Have you ever met an author and thought, ‘Wow, they’ve written a book! They must be well off’?
Well, unfortunately, ‘author’ and ‘well off’ are rarely found in the same sentence. There are many authors of really good books, who are just regular people like you (and I) that just happen to have written a book. And hence are an author. Most aren’t a booming financial success.
The book that started it all: Rockin' Whitewater
Although I’ve written and traditionally published two books, I don’t make a living as an author. Yes, I receive royalty cheques; yes, I am paid to write articles; but no, it doesn’t pay for my horse’s hay or dog’s breakfast (pun intended). Consider this: the first book I wrote took 6 months to write and research (I was very fast); the second book took five years; the third book will have taken two+ years and about 30 years of horse experience. So you see… it would be difficult for book royalties to pay enough to cover all that.
However, assuming that the research and writing time and costs are donated by the author (donated = unpaid = starving author), surely once the book is published, the proceeds are enough to live off, right? Well, actually, no. Not unless you sell A LOT of books. Here’s some math.

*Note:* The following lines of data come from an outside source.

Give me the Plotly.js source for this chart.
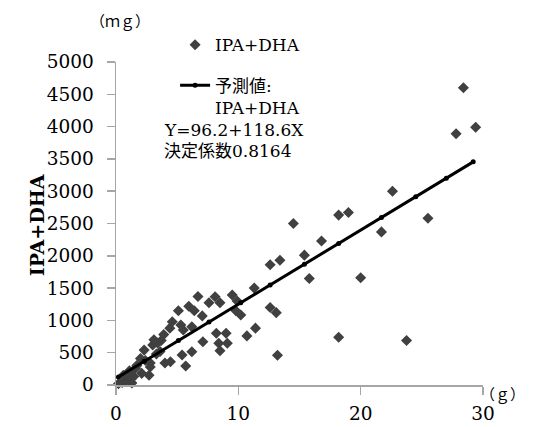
<!DOCTYPE html>
<html>
<head>
<meta charset="utf-8">
<script src="https://cdn.plot.ly/plotly-3.0.1.min.js"></script>
<style>html,body{margin:0;padding:0;background:#fff;}#chart{width:536px;height:427px;}</style>
</head>
<body>
<div id="chart"></div>
<script>
// Observed values: intake (g) vs IPA+DHA (mg)
const obsX = [0.2, 0.5, 0.8, 1.0, 1.3, 1.45, 1.7, 2.0, 2.1, 2.3, 2.7, 2.8, 2.8, 3.0, 3.1, 3.4, 3.7, 3.9, 4.0, 4.4, 4.45, 4.6,
  0.6, 1.1, 1.6, 2.4, 3.3, 3.6,
  5.1, 5.3, 5.5, 5.4, 5.7, 5.95, 6.2, 6.2, 6.4, 6.7, 7.05, 7.1, 7.6, 8.1, 8.2, 8.4, 8.5, 8.5, 9.0, 9.1, 9.5, 9.8, 9.9, 10.2,
  10.7, 11.3, 11.4, 12.6, 12.6, 13.1, 13.2, 13.4, 14.5, 15.4, 15.8, 16.8, 18.2, 18.2, 19.0, 20.0, 21.7, 22.6, 23.75, 25.5,
  27.8, 28.4, 29.4];
const obsY = [20, 40, 60, 80, 30, 130, 300, 410, 180, 540, 150, 280, 340, 620, 700, 650, 690, 780, 340, 880, 360, 980,
  150, 220, 260, 380, 480, 520,
  1150, 930, 850, 464, 294, 1220, 900, 516, 1150, 1370, 1070, 670, 1274, 1367, 800, 645, 1274, 530, 800, 645, 1393, 1150, 1300, 1084,
  760, 1500, 880, 1200, 1860, 1120, 460, 1930, 2500, 2010, 1650, 2230, 740, 2630, 2670, 1660, 2370, 3000, 690, 2580,
  3890, 4600, 3990];
// Predicted values (regression line)
const fitX = [0.2, 2.3, 5.1, 7.6, 10.2, 12.6, 15.4, 18.2, 21.7, 24.5, 27.0, 29.2];
const fitY = [125, 366, 687, 975, 1273, 1549, 1870, 2191, 2593, 2915, 3202, 3454];
const xTicks = [0, 10, 20, 30];
const yTicks = [0, 500, 1000, 1500, 2000, 2500, 3000, 3500, 4000, 4500, 5000];
const seriesName = 'IPA+DHA';
const fitName = '予測値:<br>IPA+DHA';
const eqText = 'Y=96.2+118.6X';
const r2Text = '決定係数0.8164';
const yTitle = 'IPA+DHA';
const yUnit = '（ｍｇ）';
const xUnit = '（ｇ）';

const FONT = 'DejaVu Serif, Noto Sans CJK JP, serif';
const axisGray = '#a6a6a6';

const traces = [
  {
    x: obsX, y: obsY, type: 'scatter', mode: 'markers', name: seriesName,
    marker: {symbol: 'diamond', size: 8.5, color: '#404040'},
    cliponaxis: false, legend: 'legend'
  },
  {
    x: fitX, y: fitY, type: 'scatter', mode: 'lines+markers', name: fitName,
    line: {color: '#000', width: 3},
    marker: {symbol: 'circle', size: 5, color: '#000'},
    cliponaxis: false, legend: 'legend2'
  }
];

const layout = {
  width: 536, height: 427,
  margin: {l: 116, r: 53, t: 62, b: 42},
  paper_bgcolor: '#fff', plot_bgcolor: '#fff',
  font: {family: FONT, size: 17, color: '#000'},
  showlegend: true,
  legend: {x: 0.161, y: 1.108, xanchor: 'left', yanchor: 'top', bgcolor: 'rgba(0,0,0,0)',
    font: {family: FONT, size: 17, color: '#000'}, valign: 'top'},
  legend2: {x: 0.161, y: 0.982, xanchor: 'left', yanchor: 'top', bgcolor: 'rgba(0,0,0,0)',
    font: {family: FONT, size: 17, color: '#000'}, valign: 'top'},
  xaxis: {
    range: [0, 30], tickvals: xTicks, ticktext: xTicks.map(String),
    showgrid: false, zeroline: false, showline: true, linecolor: axisGray, linewidth: 1.5,
    ticks: 'outside', ticklen: 8, tickwidth: 1.5, tickcolor: axisGray,
    tickfont: {family: FONT, size: 18.5, color: '#000'}, ticklabelstandoff: 3, fixedrange: true
  },
  yaxis: {
    range: [0, 5000], tickvals: yTicks, ticktext: yTicks.map(String),
    showgrid: false, zeroline: false, showline: true, linecolor: axisGray, linewidth: 1.5,
    ticks: 'outside', ticklen: 8, tickwidth: 1.5, tickcolor: axisGray,
    tickfont: {family: FONT, size: 18.5, color: '#000'}, ticklabelstandoff: 9, fixedrange: true
  },
  annotations: [
    {text: eqText, xref: 'paper', yref: 'paper', x: 0.125, y: 0.790, xanchor: 'left', yanchor: 'middle', showarrow: false, font: {family: FONT, size: 17}},
    {text: r2Text, xref: 'paper', yref: 'paper', x: 0.125, y: 0.724, xanchor: 'left', yanchor: 'middle', showarrow: false, font: {family: FONT, size: 17}},
    {text: '<b>' + yTitle + '</b>', xref: 'paper', yref: 'paper', x: -0.215, y: 0.495, xanchor: 'center', yanchor: 'middle', textangle: -90, showarrow: false, font: {family: FONT, size: 19}},
    {text: yUnit, xref: 'paper', yref: 'paper', x: 0.011, y: 1.124, xanchor: 'center', yanchor: 'middle', showarrow: false, font: {family: FONT, size: 15}},
    {text: xUnit, xref: 'paper', yref: 'paper', x: 1.054, y: -0.031, xanchor: 'center', yanchor: 'middle', showarrow: false, font: {family: FONT, size: 15}}
  ]
};

Plotly.newPlot('chart', traces, layout, {displayModeBar: false, staticPlot: true});
</script>
</body>
</html>
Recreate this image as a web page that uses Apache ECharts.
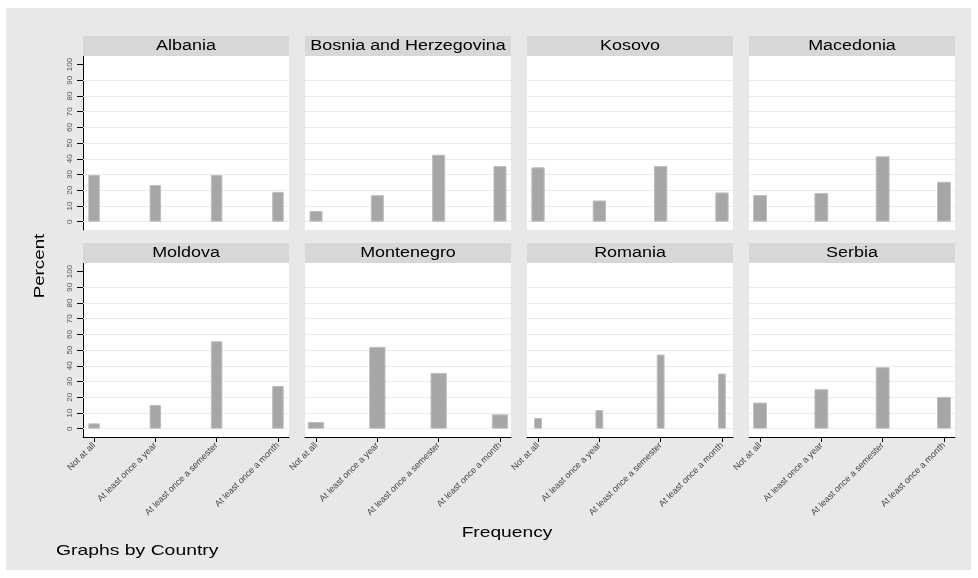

An author of a book that retails for $20, receives, on average, $2 to $4 per book sold. So…. if the author wants to make $50,000 in pre-tax earnings (not an extravagant living by any means), then they have to sell 12,500 to 25,000 copies of the book. In one year. Or have a whole shwack of books (you see where I’m going) that each sell a bunch of copies every year. Of course, books have a ‘shelf-life’ and in our fast-paced world that life isn’t very long….
But anyway, how likely is it that one book will sell 12,500 to 25,00 copies in one year? Well, a Canadian book is generally considered a bestseller once 5,000 copies are sold. So if you’re a Canadian author and you write a bestseller, then you might make a living if you're lucky. For one year. And the initial costs of researching and writing the book are still not paid for.
So I started thinking about how authors go from writing and publishing books in starving-author-mode, to actually making a living. Assuming that your first book (or second, for that matter) isn’t a bestseller, how many books have newly-successful authors written, prior to their first big break-out success (assuming they weren’t first-time authors who wrote bestsellers, like J K Rowling).
I really want an answer. I mean, this affects how I plan my life. So I did some research. And guess what? The average number of books that authors write before cracking the ‘success code' is…. wait for it…. seven. Yes, seven books. Wow.
Since it’s taken me seven years to write three books, I guess by the time I reach Freedom 55, I’ll be a successful author. For one year, anyway. Ah well. Hopefully the Universe has a speedier version of becoming a successful author in mind for me.
And if you’re thinking of becoming an author, good luck. It’s very satisfying in many ways, just not (always) financially.